Legal Business

Winston & Strawn pulls in corporate and finance teams

Mass hire from Pillsbury sees 15 partners defect.

Winston & Strawn, which had been looking to bolster its finance and corporate teams, pulled it off in a single move last month by hiring 15 Pillsbury Winthrop Shaw Pittman partners across five offices. The bulk of the hires were senior figures, including global finance chief Mats Carlston and London-based co-head of energy, infrastructure and projects, James Simpson.

Although he was in the third and final wave of lawyers to be announced as moving to Winston, Carlston was influential in pulling off the team move and has become co-chair of the firm’s finance practice. Formerly head of finance at Nixon Peabody, Carlston had formed a close friendship with his colleague Dom DeChiara, who now heads up Winston’s corporate team and helped to persuade Carlston and co to make the move.

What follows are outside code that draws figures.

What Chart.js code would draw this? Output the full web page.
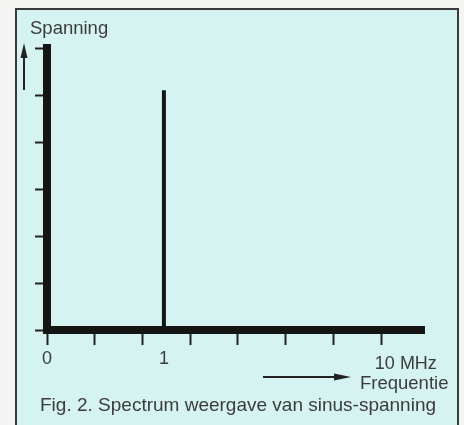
<!DOCTYPE html>
<html>
<head>
<meta charset="utf-8">
<script src="https://cdn.jsdelivr.net/npm/chart.js@4"></script>
<style>
  body { margin: 0; background: #f4f5f2; }
  #wrap { position: relative; width: 464px; height: 425px; overflow: hidden; }
  #frame { position: absolute; left: 15px; top: 8px; width: 440px; height: 430px;
           border: 2px solid #3a3a3a; background: #d5f3f0; }
  canvas { position: absolute; left: 0; top: 0; }
  .txt { position: absolute; font-family: Arial, "Liberation Sans", sans-serif;
         color: #3c3c3c; line-height: 1; white-space: nowrap; }
</style>
</head>
<body>
<div id="wrap">
  <div id="frame"></div>
  <canvas id="chart" width="464" height="425"></canvas>
  <div class="txt" style="left:30px; top:19px; font-size:18.5px;">Spanning</div>
  <div class="txt" style="left:360px; top:374px; font-size:18.5px;">Frequentie</div>
  <div class="txt" style="left:40px; top:395px; font-size:19px;">Fig. 2. Spectrum weergave van sinus-spanning</div>
</div>
<script>
// x in axis divisions (schematic frequency axis), y in divisions of "Spanning"
const xTickMarks = [0, 1, 2, 3, 4, 5, 6, 7];
const xLabelPositions = [0, 2.45, 7.52];
const xLabelTexts = ['0', '1', '10 MHz'];
const yTickMarks = [0, 1, 2, 3, 4, 5, 6];
const spikeX = [2.45, 2.45];
const spikeY = [0, 5.1];

const allTicks = [...new Set([...xTickMarks, ...xLabelPositions])].sort((a, b) => a - b);

function labelFor(v) {
    const i = xLabelPositions.indexOf(v);
    return i >= 0 ? xLabelTexts[i] : '';
}

const arrows = {
    id: 'arrows',
    afterDraw(chart) {
        const c = chart.ctx;
        c.save();
        c.strokeStyle = '#222';
        c.fillStyle = '#222';
        c.lineWidth = 2;
        // up arrow next to "Spanning"
        c.beginPath(); c.moveTo(24, 90); c.lineTo(24, 55); c.stroke();
        c.beginPath(); c.moveTo(24, 43); c.lineTo(20.5, 58); c.lineTo(27.5, 58); c.closePath(); c.fill();
        // right arrow before "Frequentie"
        c.beginPath(); c.moveTo(263, 377); c.lineTo(338, 377); c.stroke();
        c.beginPath(); c.moveTo(351, 377); c.lineTo(334, 373.5); c.lineTo(334, 380.5); c.closePath(); c.fill();
        c.restore();
    }
};

const ctx = document.getElementById('chart').getContext('2d');
new Chart(ctx, {
    type: 'line',
    data: {
        datasets: [{
            data: spikeX.map((x, i) => ({x: x, y: spikeY[i]})),
            borderColor: '#151515',
            borderWidth: 4,
            pointRadius: 0,
            borderCapStyle: 'butt'
        }]
    },
    options: {
        responsive: false,
        animation: false,
        layout: {
            padding: {left: 35, top: 48, right: 40, bottom: 0}
        },
        plugins: {
            legend: {display: false},
            tooltip: {enabled: false}
        },
        scales: {
            x: {
                type: 'linear',
                min: 0,
                max: 7.9,
                afterBuildTicks: (scale) => {
                    scale.ticks = allTicks.map(v => ({value: v}));
                },
                afterFit: (scale) => { scale.height = 95; },
                border: {display: true, width: 8, color: '#151515'},
                grid: {
                    drawOnChartArea: false,
                    tickLength: 15,
                    tickWidth: 2,
                    tickColor: (c) => xTickMarks.includes(c.tick && c.tick.value) ? '#222' : 'transparent'
                },
                ticks: {
                    autoSkip: false,
                    maxRotation: 0,
                    padding: 3,
                    color: '#3c3c3c',
                    font: (c) => ({
                        family: 'Arial, "Liberation Sans", sans-serif',
                        size: 18,
                        lineHeight: (c.tick && c.tick.value === 7.52) ? 1.75 : 1.2
                    }),
                    callback: (v) => labelFor(v)
                }
            },
            y: {
                type: 'linear',
                min: 0,
                max: 6,
                afterBuildTicks: (scale) => {
                    scale.ticks = yTickMarks.map(v => ({value: v}));
                },
                afterFit: (scale) => { scale.width = 12; },
                border: {display: true, width: 8, color: '#151515'},
                grid: {
                    drawOnChartArea: false,
                    tickLength: 12,
                    tickWidth: 2,
                    tickColor: '#222'
                },
                ticks: {display: false}
            }
        }
    },
    plugins: [arrows]
});
</script>
</body>
</html>
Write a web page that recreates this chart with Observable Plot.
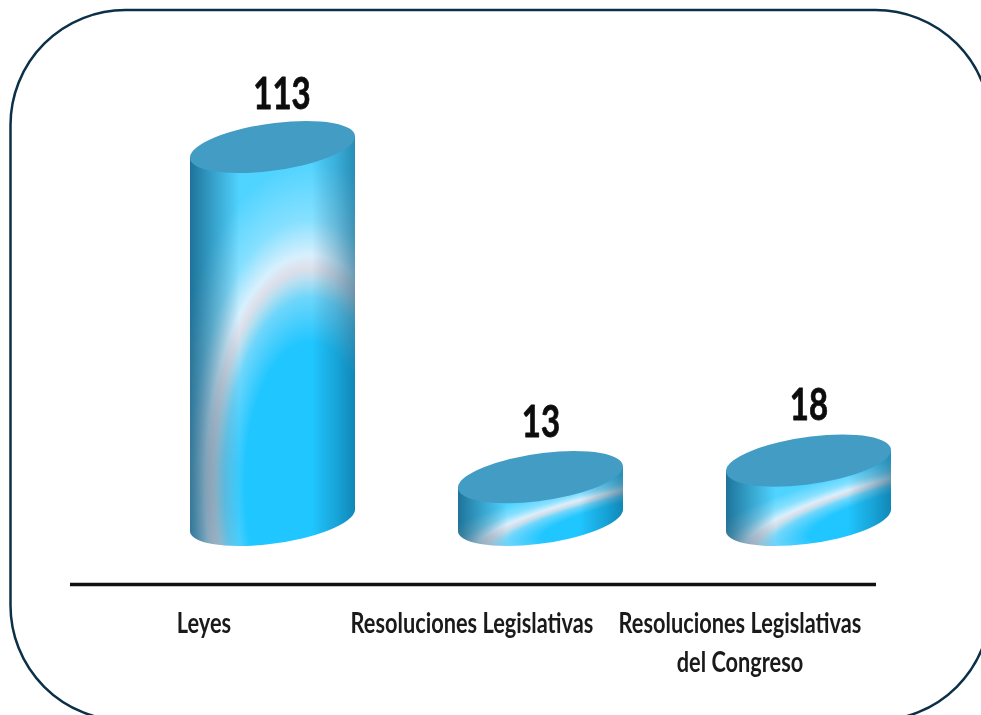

Also taking up top positions at Winston are Washington DC-based corporate partner Chris Zochowski, who joins as co-chair of M&A and securities, and San Francisco-based head of investment funds Jay Gould, who takes up a similar position as co-chair of financial services and investment management.

The hires have been eagerly anticipated by Winston’s management for the past three months, with one partner saying they will help ‘build a stronger finance and corporate brand as we look to lean less on disputes’. Carlston said the aim was ‘to carry on being a litigation powerhouse, but [the firm] wants to balance growth between corporate and litigation’.

The team handed in their resignations in the middle of February, despite a crisis meeting at Pillsbury to try to stem the exits.

The biggest gains for Winston were in New York, where the firm took 11 partners, including Carlston, structured products chief Jeffrey Stern, asset-backed finance head William Egler, head of private equity James Kelly, and the office’s head of finance, Douglas Schneller. Leveraged finance lawyer Timothy Kober also made the move. The hires bring weight to Winston’s Wall Street offering. The practice was also boosted in 2012 with a large team hire from Dewey & LeBoeuf.

Carlston said that the success of that move played into his decision to go to Winston: ‘To be able to integrate such a large group from Dewey so well bode extremely well with me and set Winston apart from the other firms.’

The mass move also hit Pillsbury on the West Coast, with financial services partners Gould and Michael Wu both departing. Elsewhere, the hire of Pillsbury’s Abu Dhabi managing partner Stephen Jurgenson will see him launch Winston & Strawn in the Middle East, though more likely through a relocation to Dubai.

The arrival of both Simpson and Jurgenson, who worked together at Pillsbury to build a client base in the energy and infrastructure sectors, reinvigorates what has been a flagging international strategy at Winston following a number of partner exits in 2014. London partners are hopeful the hires will also boost a City office that has struggled to hit form in recent years.